ROCHESTER — Sister of St. Joseph Beth LeValley noted that her congregation’s mission is to “serve the neighbor without distinction” — and she pointed to the Progressive Neighborhood Federal Credit Union as evidence of her belief in that mission.
“This is the credit union everyone built,” she said at a recent celebration of the credit union’s 10th anniversary. “It’s helping people become self-sufficient, and I think this is what people want.”
Founded in October 1995, the credit union is located at 1130 E. Main St. and primarily serves low-income residents. Sister LeValley was one of the union’s founders; is currently secretary to the board of directors; and also has served as the credit union’s vice president.
At the celebration, the credit union debuted a new logo of a rising star to signify that its members are “Rochester’s Rising Stars.” The credit union has itself risen from being the simple dream of such founders as Sister LeValley and other community leaders in the early ’90s to becoming a thriving institution with 1,800 members and $2.6 million in assets, credit union officials noted.
According to Progressive, the credit union has loaned out more than $6.6 million since it was founded and has experienced a default rate of less than 3 percent. Progressive offers a host of services, including small-business and auto loans, and recently debuted a credit-building program for members that tracks their financial behaviors and allows them to earn credit for following the savings and budget plans they develop with support from Progressive.

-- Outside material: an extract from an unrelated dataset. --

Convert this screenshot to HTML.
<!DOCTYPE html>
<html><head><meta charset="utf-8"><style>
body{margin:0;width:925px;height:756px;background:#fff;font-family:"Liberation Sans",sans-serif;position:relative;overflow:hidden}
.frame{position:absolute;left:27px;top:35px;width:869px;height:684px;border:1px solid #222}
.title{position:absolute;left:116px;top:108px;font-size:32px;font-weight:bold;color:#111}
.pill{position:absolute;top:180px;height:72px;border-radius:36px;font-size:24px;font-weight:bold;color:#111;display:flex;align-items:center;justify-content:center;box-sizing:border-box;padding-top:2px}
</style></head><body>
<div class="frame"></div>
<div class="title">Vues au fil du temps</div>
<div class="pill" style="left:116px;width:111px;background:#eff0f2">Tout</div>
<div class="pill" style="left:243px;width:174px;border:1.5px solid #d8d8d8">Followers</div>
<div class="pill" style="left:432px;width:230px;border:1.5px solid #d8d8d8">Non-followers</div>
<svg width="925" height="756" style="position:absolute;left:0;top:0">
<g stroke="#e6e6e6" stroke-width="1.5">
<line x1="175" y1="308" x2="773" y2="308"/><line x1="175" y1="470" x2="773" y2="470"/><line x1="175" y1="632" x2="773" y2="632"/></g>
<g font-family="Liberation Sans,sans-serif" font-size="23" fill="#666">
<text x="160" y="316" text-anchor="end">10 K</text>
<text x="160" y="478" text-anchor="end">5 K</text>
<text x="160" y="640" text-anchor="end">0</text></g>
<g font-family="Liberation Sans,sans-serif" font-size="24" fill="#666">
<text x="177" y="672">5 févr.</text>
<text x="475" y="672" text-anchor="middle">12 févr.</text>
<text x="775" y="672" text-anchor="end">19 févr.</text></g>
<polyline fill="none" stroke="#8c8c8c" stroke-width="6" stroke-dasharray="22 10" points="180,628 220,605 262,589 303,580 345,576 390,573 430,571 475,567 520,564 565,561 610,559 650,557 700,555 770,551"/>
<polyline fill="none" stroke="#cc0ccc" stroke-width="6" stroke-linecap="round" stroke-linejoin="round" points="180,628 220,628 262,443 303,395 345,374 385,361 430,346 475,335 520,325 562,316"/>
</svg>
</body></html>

Sister LeValley noted the credit union’s success shows that the lives of its low-income clientele can be changed for the better. Traditional banks may not be interested in loaning to low-income people, but Progressive has made such customers its base, she said. Indeed, according to Progressive’s latest annual report, the credit union has financed a number of small-scale purchases and businesses, including the following:
* A grandmother living on Social Security obtained a $500 loan from Progressive to buy bunk beds for her two grandchildren when they unexpectedly moved into her apartment.
* One woman was able to purchase a washer/dryer with a Progressive loan.
* One man was able to open up a hot dog stand with financing from the credit union.
Betty Smith, a Georgia native, said that she was able to build her “Miss Betty’s Downhome Sauce” business with help from Progressive. The entrepreneur has gone from selling bottles of her sauce out of the trunk of her car to making it available at several stores throughout the region, including Wegmans. Stories like these uplift the spirits of low-income people, according to Leta Brayboy, president of Progressive’s board of directors, who noted the recent onslaught of headlines about violence in the city’s poorer neighborhoods.
“Right now, we’re in dire need of hope, and we hope our program will bring people hope,” she said.
Progressive enjoys the support of dozens of Rochester-area churches, organizations and individuals, including many in the Catholic community. According to its annual report, the credit union has benefited from almost a score of area Catholic churches, groups and individuals, as well as the Diocese of Rochester and the Catholic Campaign for Human Development, the U.S. bishops’ anti-poverty campaign.
The credit union is one of many projects Sister LeValley has shepherded. She’s also former superior general of her order’s leadership council, as well as former president of the Greater Rochester Community of Churches, an ecumenical organization to which the Diocese of Rochester belongs. Long interested in economic programs that benefit the poor, Sister LeValley said she chose to help bring the credit union into existence because she thought her experience would be useful to its members.
“I’ve always said I’ll try to raise up other people and transfer the skills I’ve learned in … years of leadership,” she said.